DUNKERQUE LA PREMIERE RECONSTRUCTION: DES BARAQUEMENTS ET DES CHALETS.

DUNKERQUE LA PREMIERE RECONSTRUCTION
DES BARAQUEMENTS ET DES CHALETS

 La situation en 1945.
Au lendemain de la guerre, Dunkerque est dans un état lamentable: le plan de reconstruction et d'aménagement préparé par Théo Leveau (approuvé seulement en mars 1948) recense, sur les 3361 immeubles que comptait la commune de Dunkerque, 1524 immeubles totalement détruits, 805 fortement endommagés et 1032 dits réparables.

Année 1949

Des années d'occupation ont réduit à l'état de ruines tout le centre-ville compris entre le port et le canal des Wateringues et ont empêché toute reconstruction en dur.
La plupart des repères visuels du tissu urbain ont disparu: dans le centre, des îlots et des rues ont été rayés de la carte. Si la place de la Gare est presque intacte, les places Jean-Bart, de la République, du Minck, d'Armes et du Théâtre sont devenues des champs de broussailles. Quelques grands monuments ont miraculeusement été épargnés. Le beffroi, datant du XVe siècle, a été sérieusement endommagé à l'intérieur par le feu, mais son extérieur est intact.


L'église Saint-Éloi, maintes fois remodelée depuis le XVIe siècle, n'a plus de toit, ni de vitraux.
La statue de Jean Bart, réalisée en 1845 par David d'Angers, a été épargnée et trône au centre de la place.

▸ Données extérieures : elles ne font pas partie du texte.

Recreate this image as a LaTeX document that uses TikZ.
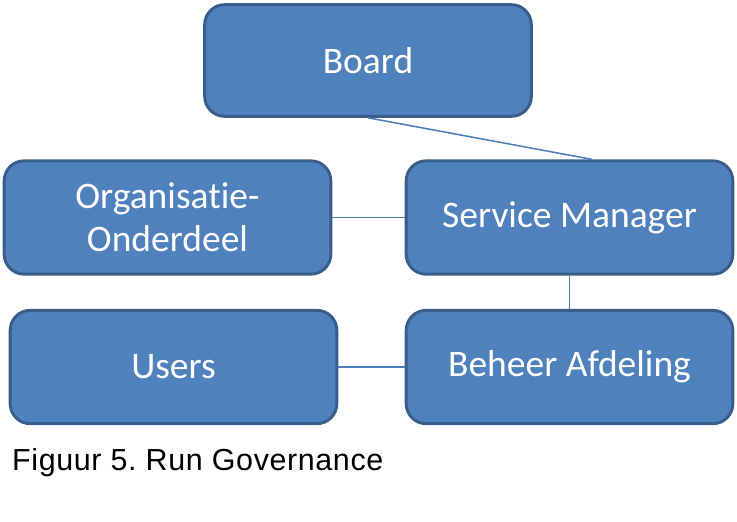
\documentclass[tikz,border=0pt]{standalone}
\usepackage{fontspec}
\setmainfont[Ligatures=NoCommon]{Carlito}
\newfontfamily\captionfont[LetterSpace=2]{Liberation Sans}
\usetikzlibrary{calc,positioning}
\definecolor{boxfill}{HTML}{4F81BD}
\definecolor{boxline}{HTML}{385D8A}
\definecolor{linkline}{HTML}{4A7EBB}
\frenchspacing

\begin{document}
\begin{tikzpicture}[x=0.03cm,y=-0.03cm,
	unit/.style={draw=boxline,fill=boxfill,line width=2.5pt,rounded corners=0.6cm,text=white,
		minimum width=9.8cm,minimum height=3.4cm,align=center,font=\fontsize{32}{37}\selectfont},
	link/.style={draw=linkline,line width=1.3pt}]
		\useasboundingbox (0,0) rectangle (737,521);

		\node[unit,minimum height=3.35cm] (board) at (368,60.5) {Board};
		\node[unit] (org) at (167.5,217.5) {Organisatie-\\Onderdeel};
		\node[unit] (service) at (569.5,217.5) {Service Manager};
		\node[unit] (users) at (173.5,367) {Users};
		\node[unit] (beheer) at (569.5,367) {Beheer Afdeling};

		\draw[link] (board.south) -- ([xshift=0.675cm]service.north);
		\draw[link] (org.east) -- (service.west);
		\draw[link] (service.south) -- (beheer.north);
		\draw[link] (users.east) -- (beheer.west);

		\node[anchor=base west,inner sep=0pt,font=\captionfont\fontsize{26}{30}\selectfont] (caption) at (12,470) {Figuur 5. Run Governance};
	\end{tikzpicture}
\end{document}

La tour du Leughenaer, place du Minck, s'élève seule au milieu des ruines. Hors les limites des anciennes fortifications, le quartier Exentric et les maisons de bois, dans la commune de Rosendaël, et les maisons au style éclectique de la Belle Époque, à Malo-les-Bains, n'ont pas été touchés. Toutefois, avant de pouvoir reconstruire « en dur », il faut rapidement loger les réfugiés et relancer l'économie. Dunkerque connaîtra donc une première reconstruction, temporaire, alors que la ville passe du statut de ville détruite à celui de ville en reconstruction.
Dans un premier temps, Dunkerque n'est que ruines. Ces ruines représentent deux guerres.
L'armée allemande aurait décidé de ne pas fondre la statue de Jean Bart pour la symbolique qu’il pointe son épée en direction de l'Angleterre, ennemie de l'Allemagne en 1940.
A Dunkerque, la symbolique est plus forte encore. La survie de la statue de Jean-Bart, est le signe du courage et de la capacité à reconstruire la ville. Ce que les Dunkerquois ont su faire de tout temps. La Ville reçoit, après le conflit, des médailles de bravoure.
Plus des deux tiers des résidents ont fui ou ont été évacués pendant la guerre. Très peu savent à quoi s'attendre lorsqu'ils reviennent à Dunkerque. Ces images, en parallèle avec le discours officiel autour du statut de ville martyre, contribuent à réconcilier les résidents avec leur ville. De la guerre des militaires, on passe à la guerre des résidents. Les ruines sont élevées en monuments et soulignent la tangibilité des atrocités que les habitants ont vécues et du courage dont ils ont fait preuve.
Dès 1945, avant même la capitulation de la poche de résistance allemande, mais alors que les autres villes et villages du Nord sont libérés, les principaux journaux, Nord-Maritime, Le Nouveau Nord, La Voix du Nord et Nord-Matin, publient des articles sur les ruines de Dunkerque. Les titres sont évocateurs: « Pauvre Dunkerque », « Dunkerque et son labyrinthe de ruines », « Derniers vestiges du Vieux Dunkerque »...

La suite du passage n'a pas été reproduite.